* [What is being asked]: Repeat, exactly and completely, the material that follows. Omit the pictures.

## Begin

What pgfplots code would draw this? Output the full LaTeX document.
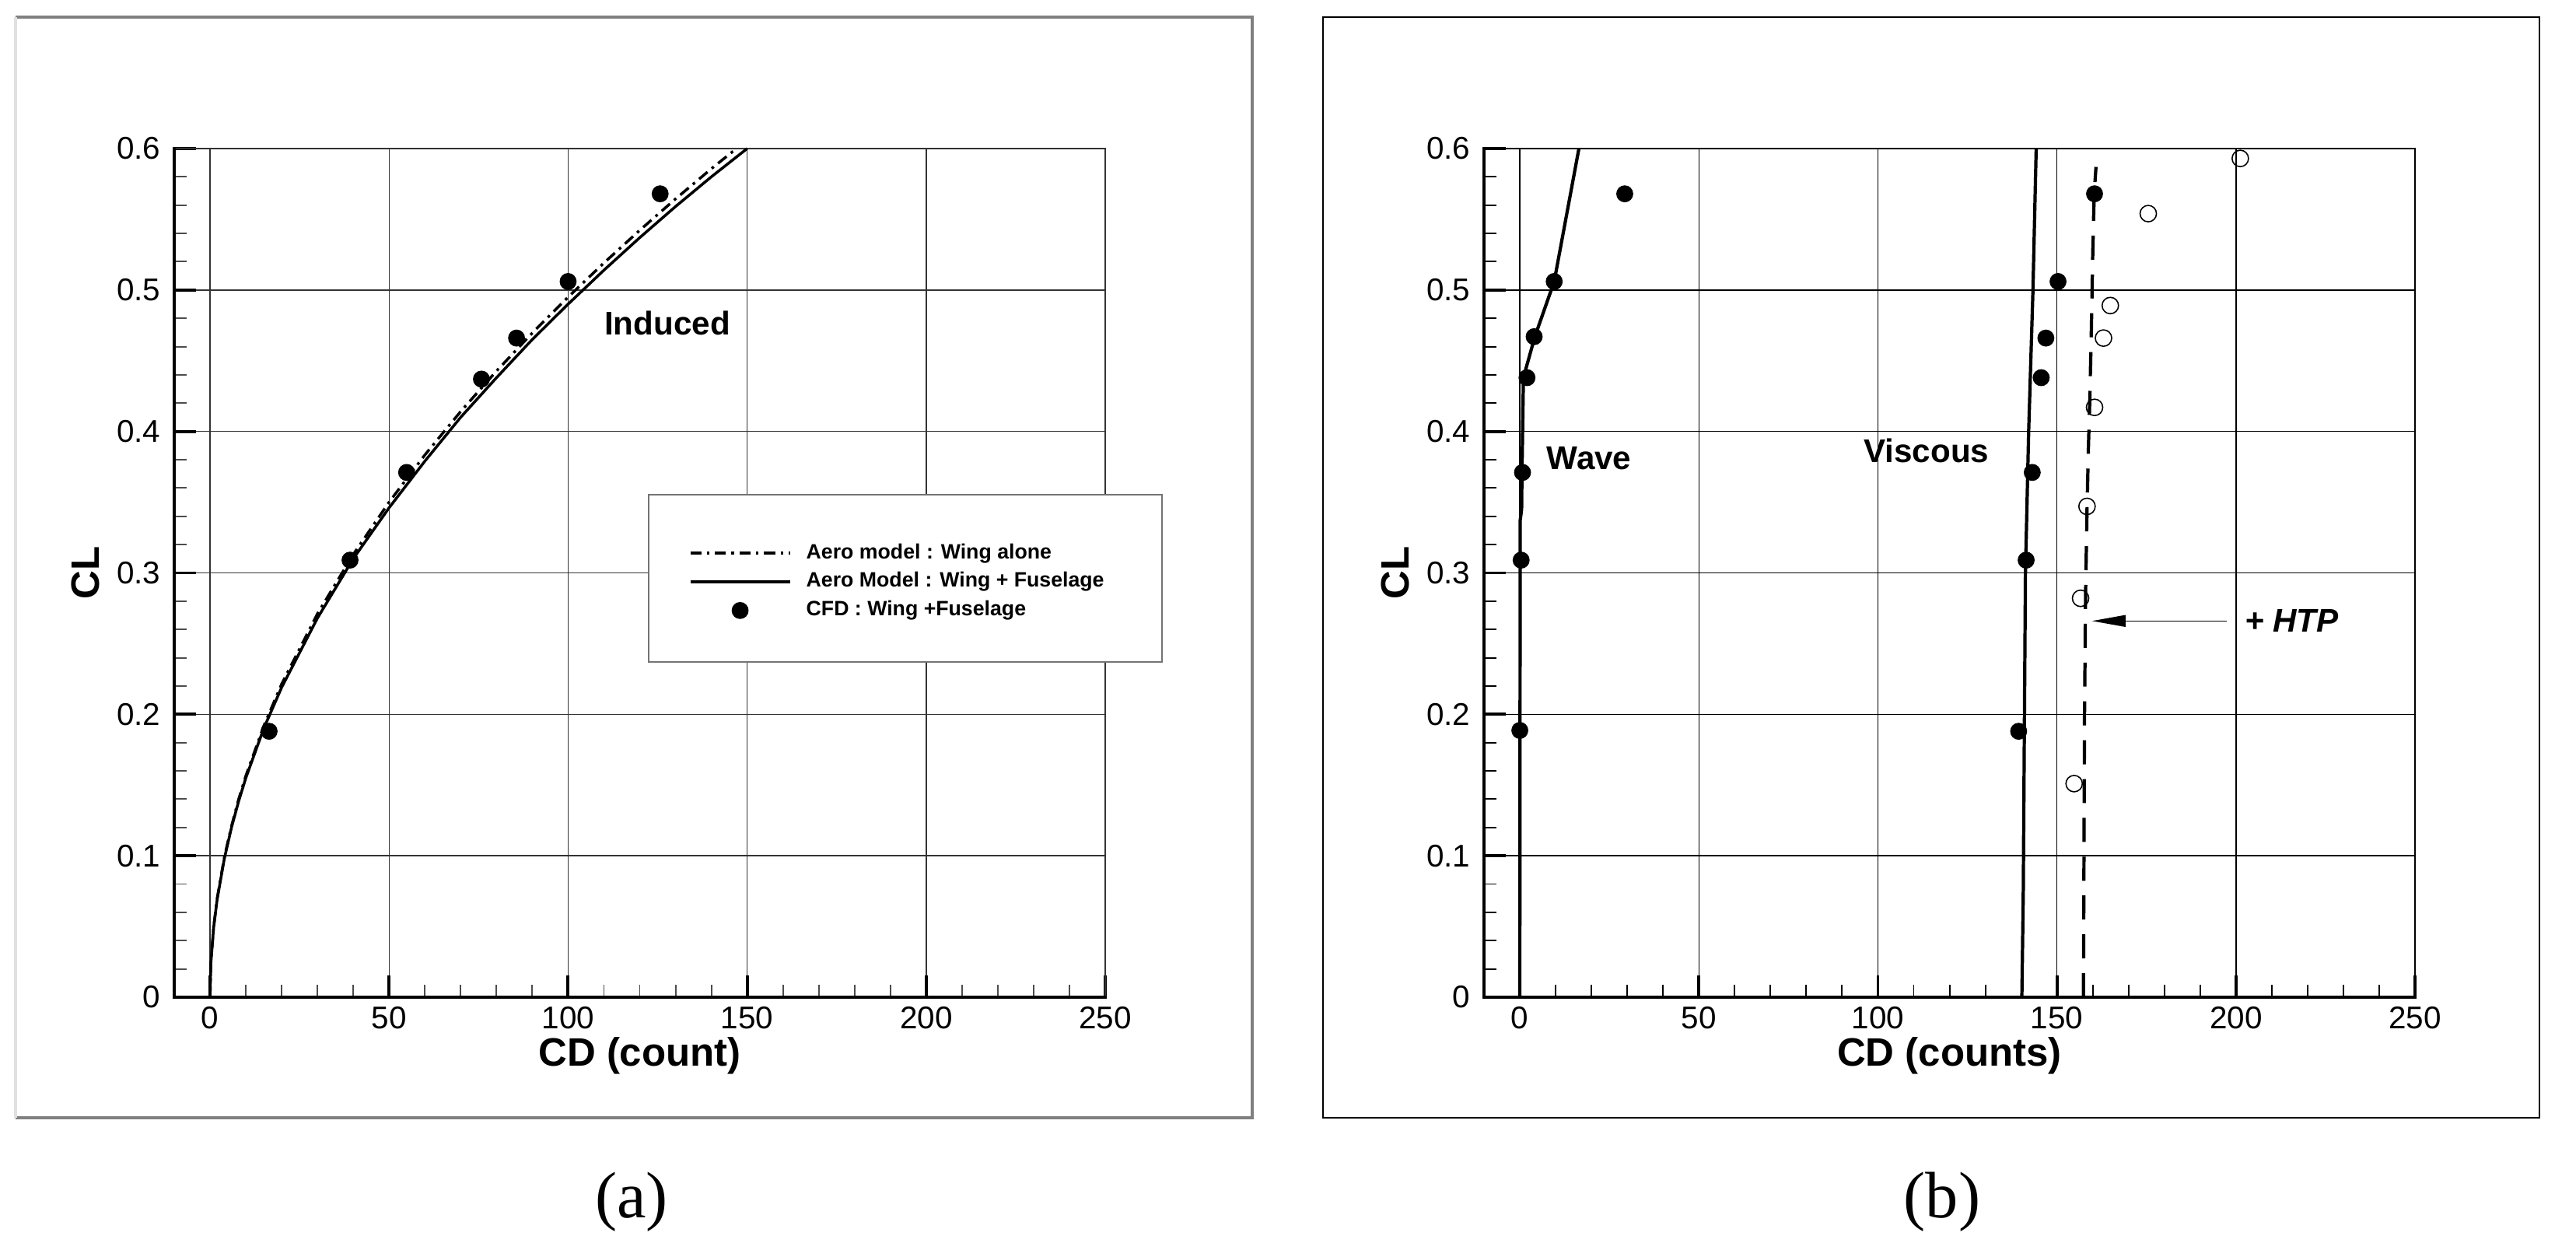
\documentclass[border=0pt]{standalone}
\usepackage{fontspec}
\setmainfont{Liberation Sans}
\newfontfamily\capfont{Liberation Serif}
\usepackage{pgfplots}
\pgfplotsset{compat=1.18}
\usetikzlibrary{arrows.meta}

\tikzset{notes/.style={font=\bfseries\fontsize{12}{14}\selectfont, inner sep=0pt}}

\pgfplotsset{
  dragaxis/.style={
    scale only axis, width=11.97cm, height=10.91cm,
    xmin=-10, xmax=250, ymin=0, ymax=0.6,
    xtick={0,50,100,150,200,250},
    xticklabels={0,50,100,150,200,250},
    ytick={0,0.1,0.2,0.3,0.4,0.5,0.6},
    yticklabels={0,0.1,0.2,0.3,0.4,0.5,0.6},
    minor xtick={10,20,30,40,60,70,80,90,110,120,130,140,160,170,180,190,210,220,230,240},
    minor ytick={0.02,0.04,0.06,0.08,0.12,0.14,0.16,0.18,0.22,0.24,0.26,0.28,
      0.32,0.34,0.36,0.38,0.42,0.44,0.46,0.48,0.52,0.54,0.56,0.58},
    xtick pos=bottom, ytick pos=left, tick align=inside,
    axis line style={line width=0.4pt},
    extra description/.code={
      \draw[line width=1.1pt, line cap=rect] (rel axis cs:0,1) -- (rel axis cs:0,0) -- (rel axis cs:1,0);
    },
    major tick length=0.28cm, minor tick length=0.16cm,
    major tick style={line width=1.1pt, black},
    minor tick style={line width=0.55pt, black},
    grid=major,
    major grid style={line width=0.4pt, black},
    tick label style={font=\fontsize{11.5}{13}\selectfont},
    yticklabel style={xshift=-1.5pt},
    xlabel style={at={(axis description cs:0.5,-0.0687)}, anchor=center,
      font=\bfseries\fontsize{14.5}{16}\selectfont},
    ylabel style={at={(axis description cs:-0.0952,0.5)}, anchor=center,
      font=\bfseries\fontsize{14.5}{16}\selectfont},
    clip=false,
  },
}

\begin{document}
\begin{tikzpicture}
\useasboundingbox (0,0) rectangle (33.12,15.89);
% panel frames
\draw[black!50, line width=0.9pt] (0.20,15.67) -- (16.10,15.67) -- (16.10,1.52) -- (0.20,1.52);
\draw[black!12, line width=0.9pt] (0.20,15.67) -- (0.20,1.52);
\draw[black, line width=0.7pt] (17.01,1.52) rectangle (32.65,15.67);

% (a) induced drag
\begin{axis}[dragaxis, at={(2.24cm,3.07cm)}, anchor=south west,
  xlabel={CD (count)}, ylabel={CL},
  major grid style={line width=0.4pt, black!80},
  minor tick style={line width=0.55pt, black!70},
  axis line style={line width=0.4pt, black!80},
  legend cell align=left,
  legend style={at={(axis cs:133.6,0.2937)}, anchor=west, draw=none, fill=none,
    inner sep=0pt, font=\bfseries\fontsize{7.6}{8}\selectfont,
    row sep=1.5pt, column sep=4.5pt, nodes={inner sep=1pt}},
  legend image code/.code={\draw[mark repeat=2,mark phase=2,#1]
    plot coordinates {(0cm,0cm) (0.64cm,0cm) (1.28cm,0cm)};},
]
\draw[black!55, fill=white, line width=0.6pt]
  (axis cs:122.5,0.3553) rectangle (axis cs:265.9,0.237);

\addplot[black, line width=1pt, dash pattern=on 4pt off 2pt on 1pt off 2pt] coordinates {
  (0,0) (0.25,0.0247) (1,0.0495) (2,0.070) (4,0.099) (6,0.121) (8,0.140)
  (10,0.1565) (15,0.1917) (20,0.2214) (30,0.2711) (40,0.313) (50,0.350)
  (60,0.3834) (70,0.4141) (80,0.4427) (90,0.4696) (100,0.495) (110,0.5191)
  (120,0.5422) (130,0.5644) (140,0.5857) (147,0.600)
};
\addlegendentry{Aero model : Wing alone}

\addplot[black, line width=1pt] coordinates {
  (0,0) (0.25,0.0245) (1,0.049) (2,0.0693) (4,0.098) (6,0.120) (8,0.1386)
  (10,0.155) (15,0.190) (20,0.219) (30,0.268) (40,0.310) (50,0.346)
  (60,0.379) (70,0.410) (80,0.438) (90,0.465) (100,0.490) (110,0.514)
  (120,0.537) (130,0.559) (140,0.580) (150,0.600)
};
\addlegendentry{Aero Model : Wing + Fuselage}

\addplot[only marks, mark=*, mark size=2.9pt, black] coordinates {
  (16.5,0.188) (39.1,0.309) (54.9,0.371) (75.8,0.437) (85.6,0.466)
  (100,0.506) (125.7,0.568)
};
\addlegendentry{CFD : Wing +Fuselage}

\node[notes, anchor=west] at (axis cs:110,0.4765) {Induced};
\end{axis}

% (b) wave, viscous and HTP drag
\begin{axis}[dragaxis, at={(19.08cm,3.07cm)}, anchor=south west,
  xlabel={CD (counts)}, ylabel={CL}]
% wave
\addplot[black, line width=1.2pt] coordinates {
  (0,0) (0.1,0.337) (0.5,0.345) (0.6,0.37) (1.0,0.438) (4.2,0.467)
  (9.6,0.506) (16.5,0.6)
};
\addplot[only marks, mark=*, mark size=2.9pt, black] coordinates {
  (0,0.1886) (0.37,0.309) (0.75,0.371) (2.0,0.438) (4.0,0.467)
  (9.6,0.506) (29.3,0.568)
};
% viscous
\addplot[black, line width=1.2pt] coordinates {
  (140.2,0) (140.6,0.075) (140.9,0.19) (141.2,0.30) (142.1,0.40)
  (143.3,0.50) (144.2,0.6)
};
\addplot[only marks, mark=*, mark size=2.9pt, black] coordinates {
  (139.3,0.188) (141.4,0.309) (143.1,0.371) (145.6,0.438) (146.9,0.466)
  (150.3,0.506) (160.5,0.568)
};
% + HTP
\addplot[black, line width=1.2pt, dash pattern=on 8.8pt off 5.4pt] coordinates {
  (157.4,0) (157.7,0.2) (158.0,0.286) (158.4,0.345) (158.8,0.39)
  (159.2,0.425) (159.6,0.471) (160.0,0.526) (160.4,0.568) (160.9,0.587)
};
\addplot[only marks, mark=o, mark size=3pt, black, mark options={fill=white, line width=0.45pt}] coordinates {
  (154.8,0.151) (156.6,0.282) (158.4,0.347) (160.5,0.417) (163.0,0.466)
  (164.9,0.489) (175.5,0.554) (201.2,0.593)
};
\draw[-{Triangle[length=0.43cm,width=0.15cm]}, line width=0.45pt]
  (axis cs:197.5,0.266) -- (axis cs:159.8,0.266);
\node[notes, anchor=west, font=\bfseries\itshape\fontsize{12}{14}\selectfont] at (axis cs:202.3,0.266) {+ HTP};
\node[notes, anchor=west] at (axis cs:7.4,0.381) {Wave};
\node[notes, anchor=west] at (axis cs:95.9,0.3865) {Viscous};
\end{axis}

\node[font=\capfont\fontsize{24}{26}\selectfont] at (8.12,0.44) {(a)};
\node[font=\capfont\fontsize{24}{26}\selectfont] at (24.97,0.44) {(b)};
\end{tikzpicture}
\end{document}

## End

* [Answer to this problem]:
What pgfplots code would draw this? Output the full LaTeX document.
\documentclass[border=0pt]{standalone}
\usepackage{fontspec}
\setmainfont{Liberation Sans}
\newfontfamily\capfont{Liberation Serif}
\usepackage{pgfplots}
\pgfplotsset{compat=1.18}
\usetikzlibrary{arrows.meta}

\tikzset{notes/.style={font=\bfseries\fontsize{12}{14}\selectfont, inner sep=0pt}}

\pgfplotsset{
  dragaxis/.style={
    scale only axis, width=11.97cm, height=10.91cm,
    xmin=-10, xmax=250, ymin=0, ymax=0.6,
    xtick={0,50,100,150,200,250},
    xticklabels={0,50,100,150,200,250},
    ytick={0,0.1,0.2,0.3,0.4,0.5,0.6},
    yticklabels={0,0.1,0.2,0.3,0.4,0.5,0.6},
    minor xtick={10,20,30,40,60,70,80,90,110,120,130,140,160,170,180,190,210,220,230,240},
    minor ytick={0.02,0.04,0.06,0.08,0.12,0.14,0.16,0.18,0.22,0.24,0.26,0.28,
      0.32,0.34,0.36,0.38,0.42,0.44,0.46,0.48,0.52,0.54,0.56,0.58},
    xtick pos=bottom, ytick pos=left, tick align=inside,
    axis line style={line width=0.4pt},
    extra description/.code={
      \draw[line width=1.1pt, line cap=rect] (rel axis cs:0,1) -- (rel axis cs:0,0) -- (rel axis cs:1,0);
    },
    major tick length=0.28cm, minor tick length=0.16cm,
    major tick style={line width=1.1pt, black},
    minor tick style={line width=0.55pt, black},
    grid=major,
    major grid style={line width=0.4pt, black},
    tick label style={font=\fontsize{11.5}{13}\selectfont},
    yticklabel style={xshift=-1.5pt},
    xlabel style={at={(axis description cs:0.5,-0.0687)}, anchor=center,
      font=\bfseries\fontsize{14.5}{16}\selectfont},
    ylabel style={at={(axis description cs:-0.0952,0.5)}, anchor=center,
      font=\bfseries\fontsize{14.5}{16}\selectfont},
    clip=false,
  },
}

\begin{document}
\begin{tikzpicture}
\useasboundingbox (0,0) rectangle (33.12,15.89);
% panel frames
\draw[black!50, line width=0.9pt] (0.20,15.67) -- (16.10,15.67) -- (16.10,1.52) -- (0.20,1.52);
\draw[black!12, line width=0.9pt] (0.20,15.67) -- (0.20,1.52);
\draw[black, line width=0.7pt] (17.01,1.52) rectangle (32.65,15.67);

% (a) induced drag
\begin{axis}[dragaxis, at={(2.24cm,3.07cm)}, anchor=south west,
  xlabel={CD (count)}, ylabel={CL},
  major grid style={line width=0.4pt, black!80},
  minor tick style={line width=0.55pt, black!70},
  axis line style={line width=0.4pt, black!80},
  legend cell align=left,
  legend style={at={(axis cs:133.6,0.2937)}, anchor=west, draw=none, fill=none,
    inner sep=0pt, font=\bfseries\fontsize{7.6}{8}\selectfont,
    row sep=1.5pt, column sep=4.5pt, nodes={inner sep=1pt}},
  legend image code/.code={\draw[mark repeat=2,mark phase=2,#1]
    plot coordinates {(0cm,0cm) (0.64cm,0cm) (1.28cm,0cm)};},
]
\draw[black!55, fill=white, line width=0.6pt]
  (axis cs:122.5,0.3553) rectangle (axis cs:265.9,0.237);

\addplot[black, line width=1pt, dash pattern=on 4pt off 2pt on 1pt off 2pt] coordinates {
  (0,0) (0.25,0.0247) (1,0.0495) (2,0.070) (4,0.099) (6,0.121) (8,0.140)
  (10,0.1565) (15,0.1917) (20,0.2214) (30,0.2711) (40,0.313) (50,0.350)
  (60,0.3834) (70,0.4141) (80,0.4427) (90,0.4696) (100,0.495) (110,0.5191)
  (120,0.5422) (130,0.5644) (140,0.5857) (147,0.600)
};
\addlegendentry{Aero model : Wing alone}

\addplot[black, line width=1pt] coordinates {
  (0,0) (0.25,0.0245) (1,0.049) (2,0.0693) (4,0.098) (6,0.120) (8,0.1386)
  (10,0.155) (15,0.190) (20,0.219) (30,0.268) (40,0.310) (50,0.346)
  (60,0.379) (70,0.410) (80,0.438) (90,0.465) (100,0.490) (110,0.514)
  (120,0.537) (130,0.559) (140,0.580) (150,0.600)
};
\addlegendentry{Aero Model : Wing + Fuselage}

\addplot[only marks, mark=*, mark size=2.9pt, black] coordinates {
  (16.5,0.188) (39.1,0.309) (54.9,0.371) (75.8,0.437) (85.6,0.466)
  (100,0.506) (125.7,0.568)
};
\addlegendentry{CFD : Wing +Fuselage}

\node[notes, anchor=west] at (axis cs:110,0.4765) {Induced};
\end{axis}

% (b) wave, viscous and HTP drag
\begin{axis}[dragaxis, at={(19.08cm,3.07cm)}, anchor=south west,
  xlabel={CD (counts)}, ylabel={CL}]
% wave
\addplot[black, line width=1.2pt] coordinates {
  (0,0) (0.1,0.337) (0.5,0.345) (0.6,0.37) (1.0,0.438) (4.2,0.467)
  (9.6,0.506) (16.5,0.6)
};
\addplot[only marks, mark=*, mark size=2.9pt, black] coordinates {
  (0,0.1886) (0.37,0.309) (0.75,0.371) (2.0,0.438) (4.0,0.467)
  (9.6,0.506) (29.3,0.568)
};
% viscous
\addplot[black, line width=1.2pt] coordinates {
  (140.2,0) (140.6,0.075) (140.9,0.19) (141.2,0.30) (142.1,0.40)
  (143.3,0.50) (144.2,0.6)
};
\addplot[only marks, mark=*, mark size=2.9pt, black] coordinates {
  (139.3,0.188) (141.4,0.309) (143.1,0.371) (145.6,0.438) (146.9,0.466)
  (150.3,0.506) (160.5,0.568)
};
% + HTP
\addplot[black, line width=1.2pt, dash pattern=on 8.8pt off 5.4pt] coordinates {
  (157.4,0) (157.7,0.2) (158.0,0.286) (158.4,0.345) (158.8,0.39)
  (159.2,0.425) (159.6,0.471) (160.0,0.526) (160.4,0.568) (160.9,0.587)
};
\addplot[only marks, mark=o, mark size=3pt, black, mark options={fill=white, line width=0.45pt}] coordinates {
  (154.8,0.151) (156.6,0.282) (158.4,0.347) (160.5,0.417) (163.0,0.466)
  (164.9,0.489) (175.5,0.554) (201.2,0.593)
};
\draw[-{Triangle[length=0.43cm,width=0.15cm]}, line width=0.45pt]
  (axis cs:197.5,0.266) -- (axis cs:159.8,0.266);
\node[notes, anchor=west, font=\bfseries\itshape\fontsize{12}{14}\selectfont] at (axis cs:202.3,0.266) {+ HTP};
\node[notes, anchor=west] at (axis cs:7.4,0.381) {Wave};
\node[notes, anchor=west] at (axis cs:95.9,0.3865) {Viscous};
\end{axis}

\node[font=\capfont\fontsize{24}{26}\selectfont] at (8.12,0.44) {(a)};
\node[font=\capfont\fontsize{24}{26}\selectfont] at (24.97,0.44) {(b)};
\end{tikzpicture}
\end{document}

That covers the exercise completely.